Web exclusive
Posted: 2/12/02
'Prescription for Hope'
A Christian conference aims to draw attention to the under-funded efforts to combat AIDS
By Jeffery L. Sheler
Deborah Dortzbach was a young nurse working at a church-run clinic in the slums of Nairobi when the first AIDS patients began showing up there in the mid-1980s. "There wasn't much we could do in those days," she recalls, "except comfort the dying and their families" and watch helplessly as the mysterious fatal disease cut a widening swath through sub-Saharan Africa and elsewhere. As frustrating as it was, says Dortzbach, ministering to the hopelessly sick in those early days of the AIDS pandemic was a no-brainer. "As Christians," she says, "this is what we are called to do."
Today, Dortzbach is still battling AIDS as head of international HIV/AIDS programs at World Relief, the humanitarian arm of the National Association of Evangelicals. Yet while so much more is known now about treating and preventing the disease, Dortzbach says she still feels frustrated by what she and other front-line AIDS combatants view as inadequate support from government agencies and from American churches that have been slow to respond. "Too many Christians think of AIDS as a sinner's disease," says Dortzbach, "but it affects us all."
Hoping to overcome widespread public apathy and misapprehension regarding AIDS, Dortzbach and some 700 other Christian relief workers and ministry representatives plan to meet in Washington February 17-21 to draw attention to the global epidemic and the under-funded efforts to combat it. "The Christian church has not responded to this crisis the way it should, and we've got to change that," says Franklin Graham, son of evangelist Billy Graham and chief organizer of the five-day conference entitled "Prescription for Hope."

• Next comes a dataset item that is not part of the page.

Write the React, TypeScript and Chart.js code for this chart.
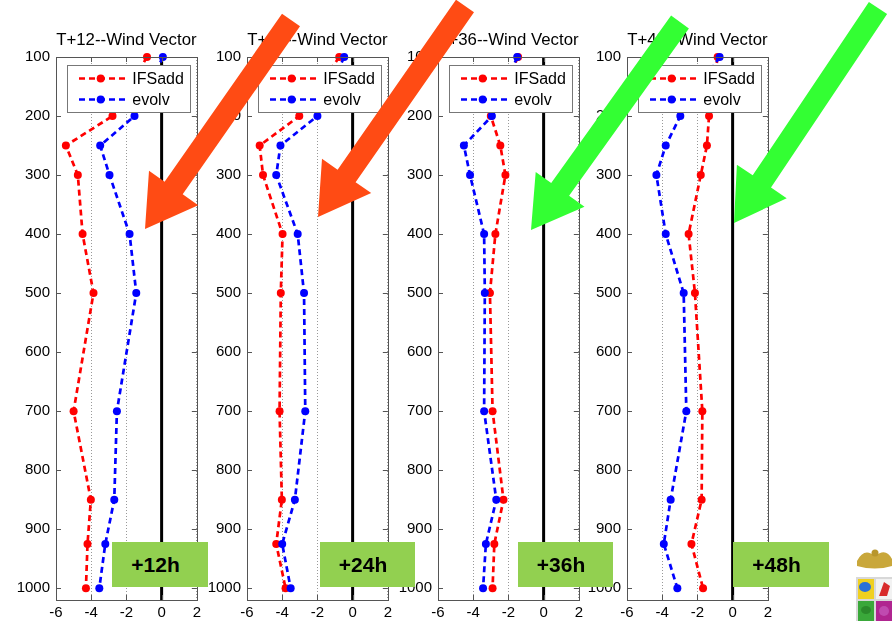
import React, { useEffect, useRef } from "react";
import { Chart, registerables } from "chart.js";

Chart.register(...registerables);

// Pressure levels (hPa) shared by every profile
const levels = [100, 200, 250, 300, 400, 500, 700, 850, 925, 1000];

const panelTitles = [
  "T+12--Wind Vector",
  "T+24--Wind Vector",
  "T+36--Wind Vector",
  "T+48--Wind Vector",
];
const leadLabels = ["+12h", "+24h", "+36h", "+48h"];
const seriesNames = ["IFSadd", "evolv"];

// Wind vector scores per level, one array per lead time and experiment
const ifsaddT12 = [-0.83, -2.79, -5.44, -4.76, -4.49, -3.87, -5.0, -4.02, -4.21, -4.3];
const evolvT12 = [0.07, -1.54, -3.49, -2.96, -1.82, -1.44, -2.54, -2.69, -3.2, -3.54];
const ifsaddT24 = [-0.76, -3.03, -5.28, -5.09, -3.98, -4.08, -4.15, -4.02, -4.34, -3.81];
const evolvT24 = [-0.48, -2.0, -4.1, -4.34, -3.12, -2.76, -2.69, -3.28, -4.0, -3.52];
const ifsaddT36 = [-1.45, -3.0, -2.46, -2.17, -2.74, -3.05, -2.9, -2.28, -2.8, -2.9];
const evolvT36 = [-1.5, -2.94, -4.53, -4.18, -3.38, -3.34, -3.38, -2.69, -3.28, -3.44];
const ifsaddT48 = [-0.85, -1.34, -1.46, -1.81, -2.5, -2.14, -1.72, -1.76, -2.34, -1.68];
const evolvT48 = [-0.74, -2.97, -3.8, -4.33, -3.8, -2.78, -2.63, -3.52, -3.91, -3.14];

const ifsaddSeries = [ifsaddT12, ifsaddT24, ifsaddT36, ifsaddT48];
const evolvSeries = [evolvT12, evolvT24, evolvT36, evolvT48];

// Axis ticks
const xTicks = [-6, -4, -2, 0, 2];
const yTicks = [100, 200, 300, 400, 500, 600, 700, 800, 900, 1000];
const xRange = [-6, 2];
const yRange = [100, 1020];

const FONT = '"Liberation Sans", Arial, Helvetica, sans-serif';
const FRAME = "#555";
const RED = "#ff0000";
const BLUE = "#0000ff";

// Page layout of the four panels
const plotLefts = [56, 247, 438, 627];
const PLOT_W = 141;
const AXIS_W = 56;
const PAD_R = 8;
const CANVAS_W = AXIS_W + PLOT_W + PAD_R;
const CANVAS_H = 621;

const badgeBoxes = [
  { left: 112, width: 96 },
  { left: 320, width: 95 },
  { left: 518, width: 95 },
  { left: 733, width: 96 },
];

type Pt = [number, number];
const arrows: { from: Pt; to: Pt; color: string }[] = [
  { from: [291, 20], to: [145, 229], color: "#ff4b14" },
  { from: [465, 6], to: [318, 217], color: "#ff4b14" },
  { from: [680, 22], to: [531, 230], color: "#33ff33" },
  { from: [878, 8], to: [734, 223], color: "#33ff33" },
];

// Frame with inward ticks, boxed legend and panel title
const panelDecor = {
  id: "panelDecor",
  afterDatasetsDraw(chart: any) {
    const { ctx, chartArea: a } = chart;
    const bx = a.left + 10.7;
    const by = a.top + 8;
    const bw = 123.3;
    const bh = 47.3;
    ctx.save();
    ctx.fillStyle = "#fff";
    ctx.fillRect(bx, by, bw, bh);
    ctx.strokeStyle = "#777";
    ctx.lineWidth = 1;
    ctx.strokeRect(Math.round(bx) + 0.5, Math.round(by) + 0.5, Math.round(bw), Math.round(bh));
    const entries = chart.data.datasets.filter((d: any) => d.label);
    entries.forEach((d: any, i: number) => {
      const cy = by + 13.5 + i * 21;
      ctx.strokeStyle = d.borderColor;
      ctx.lineWidth = d.borderWidth;
      ctx.setLineDash(d.borderDash || []);
      ctx.beginPath();
      ctx.moveTo(bx + 12.3, cy);
      ctx.lineTo(bx + 60.3, cy);
      ctx.stroke();
      ctx.setLineDash([]);
      ctx.fillStyle = d.borderColor;
      ctx.beginPath();
      ctx.arc(bx + 34, cy, d.pointRadius, 0, Math.PI * 2);
      ctx.fill();
      ctx.fillStyle = "#000";
      ctx.font = `16px ${FONT}`;
      ctx.textBaseline = "middle";
      ctx.textAlign = "left";
      ctx.fillText(d.label, bx + 65.6, cy + 1);
    });
    ctx.restore();
  },
  afterDraw(chart: any, _args: any, opts: any) {
    const { ctx, chartArea: a, scales } = chart;
    ctx.save();
    ctx.strokeStyle = FRAME;
    ctx.lineWidth = 1;
    ctx.strokeRect(Math.round(a.left) + 0.5, Math.round(a.top) + 0.5, Math.round(a.right - a.left), Math.round(a.bottom - a.top));
    const tl = 5;
    ctx.beginPath();
    yTicks.forEach((v) => {
      const y = Math.round(scales.y.getPixelForValue(v)) + 0.5;
      ctx.moveTo(a.left, y);
      ctx.lineTo(a.left + tl, y);
      ctx.moveTo(a.right - tl, y);
      ctx.lineTo(a.right, y);
    });
    xTicks.forEach((v) => {
      const x = Math.round(scales.x.getPixelForValue(v)) + 0.5;
      ctx.moveTo(x, a.bottom);
      ctx.lineTo(x, a.bottom - tl);
      ctx.moveTo(x, a.top);
      ctx.lineTo(x, a.top + tl);
    });
    ctx.stroke();
    ctx.fillStyle = "#000";
    ctx.font = `16.8px ${FONT}`;
    ctx.textAlign = "center";
    ctx.textBaseline = "alphabetic";
    ctx.fillText(opts.title, (a.left + a.right) / 2, a.top - 12);
    ctx.restore();
  },
};

function ProfilePanel({ index }: { index: number }) {
  const ref = useRef<HTMLCanvasElement>(null);
  useEffect(() => {
    const toPoints = (vals: number[]) => levels.map((p, i) => ({ x: vals[i], y: p }));
    const chart = new Chart(ref.current as HTMLCanvasElement, {
      type: "scatter",
      data: {
        datasets: [
          {
            label: seriesNames[0],
            data: toPoints(ifsaddSeries[index]),
            showLine: true,
            borderColor: RED,
            backgroundColor: RED,
            borderWidth: 2.7,
            borderDash: [6, 4],
            pointRadius: 4,
            pointBorderWidth: 0,
            pointBackgroundColor: RED,
            order: 2,
            clip: false,
          },
          {
            label: seriesNames[1],
            data: toPoints(evolvSeries[index]),
            showLine: true,
            borderColor: BLUE,
            backgroundColor: BLUE,
            borderWidth: 2.7,
            borderDash: [6, 4],
            pointRadius: 4,
            pointBorderWidth: 0,
            pointBackgroundColor: BLUE,
            order: 1,
            clip: false,
          },
          {
            label: "",
            data: [
              { x: 0, y: yRange[0] },
              { x: 0, y: yRange[1] },
            ],
            showLine: true,
            borderColor: "#000",
            borderWidth: 3,
            pointRadius: 0,
            order: 3,
          },
        ],
      } as any,
      options: {
        responsive: false,
        animation: false,
        devicePixelRatio: 1,
        layout: { padding: { top: 57, bottom: 0, left: 0, right: PAD_R } },
        plugins: {
          legend: { display: false },
          tooltip: { enabled: false },
          title: { display: false },
          panelDecor: { title: panelTitles[index] },
        } as any,
        scales: {
          x: {
            type: "linear",
            min: xRange[0],
            max: xRange[1],
            afterBuildTicks: (s: any) => {
              s.ticks = xTicks.map((value) => ({ value }));
            },
            afterFit: (s: any) => {
              s.height = 21;
            },
            ticks: {
              color: "#000",
              font: { family: FONT, size: 15 },
              padding: 4,
              maxRotation: 0,
              callback: (v: any) => String(v),
            },
            grid: { color: "#999", lineWidth: 1, drawTicks: false },
            border: { display: false, dash: [1, 2] },
          },
          y: {
            type: "linear",
            reverse: true,
            min: yRange[0],
            max: yRange[1],
            afterBuildTicks: (s: any) => {
              s.ticks = yTicks.map((value) => ({ value }));
            },
            afterFit: (s: any) => {
              s.width = AXIS_W;
            },
            ticks: {
              color: "#000",
              font: { family: FONT, size: 15 },
              padding: 6,
              callback: (v: any) => String(v),
            },
            grid: { display: false, drawTicks: false },
            border: { display: false },
          },
        },
      },
      plugins: [panelDecor],
    });
    return () => chart.destroy();
  }, [index]);
  return (
    <canvas
      ref={ref}
      width={CANVAS_W}
      height={CANVAS_H}
      style={{ position: "absolute", left: plotLefts[index] - AXIS_W, top: 0, width: CANVAS_W, height: CANVAS_H }}
    />
  );
}

function arrowPolygon(from: Pt, to: Pt, shaft = 22, headLen = 50, headW = 60): string {
  const dx = to[0] - from[0];
  const dy = to[1] - from[1];
  const len = Math.hypot(dx, dy);
  const ux = dx / len;
  const uy = dy / len;
  const nx = -uy;
  const ny = ux;
  const bx = to[0] - ux * headLen;
  const by = to[1] - uy * headLen;
  const pts: Pt[] = [
    [from[0] + (nx * shaft) / 2, from[1] + (ny * shaft) / 2],
    [bx + (nx * shaft) / 2, by + (ny * shaft) / 2],
    [bx + (nx * headW) / 2, by + (ny * headW) / 2],
    to,
    [bx - (nx * headW) / 2, by - (ny * headW) / 2],
    [bx - (nx * shaft) / 2, by - (ny * shaft) / 2],
    [from[0] - (nx * shaft) / 2, from[1] - (ny * shaft) / 2],
  ];
  return pts.map((p) => `${p[0].toFixed(1)},${p[1].toFixed(1)}`).join(" ");
}

export default function App() {
  return (
    <div style={{ position: "absolute", left: 0, top: 0, width: 892, height: 621, background: "#fff", overflow: "hidden" }}>
      {plotLefts.map((_, i) => (
        <ProfilePanel key={i} index={i} />
      ))}
      {badgeBoxes.map((b, i) => (
        <div
          key={i}
          style={{
            position: "absolute",
            left: b.left,
            top: 542,
            width: b.width,
            height: 45,
            background: "#92d050",
            display: "flex",
            alignItems: "center",
            justifyContent: "center",
            paddingRight: 9,
            boxSizing: "border-box",
            fontFamily: FONT,
            fontWeight: "bold",
            fontSize: 21,
            color: "#000",
          }}
        >
          {leadLabels[i]}
        </div>
      ))}
      <svg width={892} height={621} style={{ position: "absolute", left: 0, top: 0, pointerEvents: "none" }}>
        {arrows.map((a, i) => (
          <polygon key={i} points={arrowPolygon(a.from, a.to)} fill={a.color} />
        ))}
        {/* crest in the lower right corner */}
        <g>
          <path d="M857,561 Q864,547 875,556 Q886,547 892,559 L892,566 Q875,571 857,566 Z" fill="#c9a73a" />
          <circle cx={875} cy={553} r={3.5} fill="#b8962c" />
          <rect x={856} y={577} width={36} height={44} fill="#d8d8d8" />
          <rect x={858} y={579} width={16} height={20} fill="#f0d020" />
          <ellipse cx={865} cy={587} rx={6} ry={5} fill="#2a70d8" />
          <rect x={876} y={579} width={16} height={20} fill="#f2f2f2" />
          <path d="M879,596 L884,582 L890,586 L887,596 Z" fill="#d82a2a" />
          <rect x={858} y={601} width={16} height={20} fill="#3aa83a" />
          <ellipse cx={866} cy={610} rx={5} ry={4} fill="#2b8a2b" />
          <rect x={876} y={601} width={16} height={20} fill="#b02590" />
          <ellipse cx={884} cy={611} rx={5} ry={5} fill="#c04ab0" />
        </g>
      </svg>
    </div>
  );
}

Among other things, Graham says he hopes the conference will "begin to put a human face on the AIDS crisis" for many Christians by focusing attention on the stories of children and families devastated by the disease and on church-sponsored agencies providing family-based humanitarian care and AIDS prevention programs that emphasize personal sexual moralityabstinence for young people, marital fidelity for adults. He also hopes to flesh out the sometimes numbing statistics that by now have become all too familiar: since the late 1970s, nearly 25 million deaths worldwide, more than 40 million people living with the disease, and 5 million new infections reported last yearmost of them in sub-Saharan Africa, where AIDS orphans now number more than 13.5 million.

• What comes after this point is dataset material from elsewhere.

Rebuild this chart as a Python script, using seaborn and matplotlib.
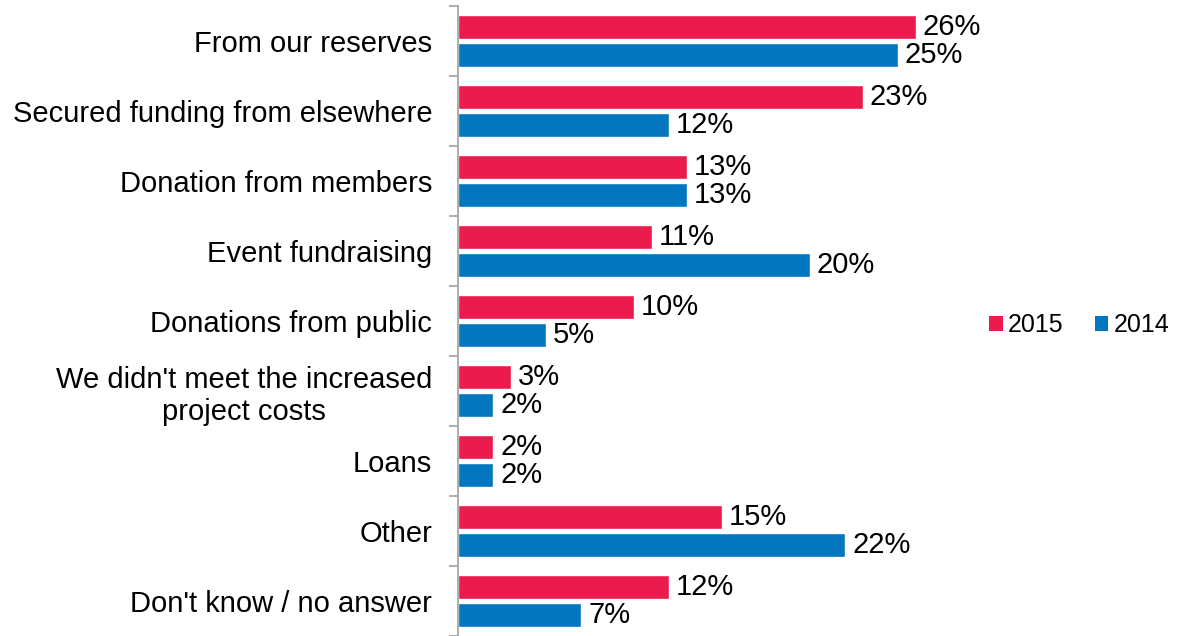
import matplotlib
matplotlib.use("Agg")
import matplotlib.pyplot as plt
import matplotlib.ticker as mticker
from matplotlib.patches import Patch
import seaborn as sns
import pandas as pd

categories = [
    "From our reserves",
    "Secured funding from elsewhere",
    "Donation from members",
    "Event fundraising",
    "Donations from public",
    "We didn't meet the increased\nproject costs",
    "Loans",
    "Other",
    "Don't know / no answer",
]
years = ["2015", "2014"]
values_2015 = [26, 23, 13, 11, 10, 3, 2, 15, 12]
values_2014 = [25, 12, 13, 20, 5, 2, 2, 22, 7]
colors = ["#EC1B4E", "#0276BF"]

df = pd.DataFrame({
    "category": categories * 2,
    "year": [years[0]] * len(categories) + [years[1]] * len(categories),
    "value": values_2015 + values_2014,
})

sns.set_theme(style="white")
plt.rcParams["font.family"] = ["Liberation Sans", "DejaVu Sans"]

fig = plt.figure(figsize=(11.77, 6.36), dpi=100)
ax = fig.add_axes([458 / 1177, 0.0, 1 - 458 / 1177 - 15 / 1177, 1 - 6 / 636])

sns.barplot(data=df, y="category", x="value", hue="year", hue_order=years,
            order=categories, palette=colors, orient="h", width=0.80, gap=0.17,
            saturation=1, ax=ax, legend=False)

ax.set_xlim(0, 40)
ax.set_ylim(len(categories) - 0.5, -0.5)
ax.set_xlabel("")
ax.set_ylabel("")
ax.set_xticks([])

# value labels at the end of each bar
for cont in ax.containers:
    ax.bar_label(cont, labels=[f"{v:.0f}%" for v in cont.datavalues],
                 padding=5, fontsize=21, color="#000000")

# spines and ticks
for s in ["top", "right", "bottom"]:
    ax.spines[s].set_visible(False)
ax.spines["left"].set_color("#A6A6A6")
ax.spines["left"].set_linewidth(1.3)

ax.set_yticks(range(len(categories)))
ax.set_yticklabels(categories, fontsize=21, color="#000000", multialignment="center",
                   linespacing=1.17)
ax.tick_params(axis="y", which="major", length=0, pad=18.5)
ax.yaxis.set_minor_locator(mticker.FixedLocator([i - 0.5 for i in range(len(categories) + 1)]))
ax.tick_params(axis="y", which="minor", length=6.5, width=1.3, color="#A6A6A6", left=True)

# legend
handles = [Patch(facecolor=c, edgecolor="none") for c in colors]
fig.legend(handles, years, loc="center left", bbox_to_anchor=(979 / 1177, 1 - 325 / 636),
           ncol=2, frameon=False, fontsize=18, handlelength=0.55, handleheight=0.55,
           handletextpad=0.2, columnspacing=1.25, borderaxespad=0, labelcolor="#000000")

fig.savefig("out.png", dpi=100)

As striking as those numbers are, getting conservative Christians to give money for AIDS relief "has been almost impossible," says Graham, president of Samaritan's Purse, an international relief organization. One recent national survey found that just 3 percent of evangelical Christians are willing to donate to international AIDS education and prevention efforts, compared with 8 percent of non-Christians. The same survey found that while evangelicals were twice as likely as other adults to support disadvantaged children overseas, they were less likely to support children orphaned by AIDS. The problem, say Graham and others, is that many conservative Christians, with their strong views on sexual morality, tend to view AIDS as an affliction of homosexuals, prostitutes, and drug addicts. In his 1994 book, The Truth about AIDS, Dr. Patrick Dixon, a British church leader and physician, said Christians often ask him whether AIDS represents the wrath of God. "The reason AIDS is such a sensitive issue," says Dixon, "is because it touches on so many different aspects of conscience and morality." The big issue now, he says, "is how a traditional Christian view on morality can be equated with God's call to love."
Graham says while he's not interested in pointing fingers at his less motivated coreligionists ("I point a finger at myselfI was late in coming to this"), he says compassion more than self-interest should motivate Christians to get involved. "Regardless of what they may have done," says Graham, "each of the 40 million men, women, and children worldwide who are infected with the HIV virus are precious to God. And if they're precious to God, then by God, they should be precious to us."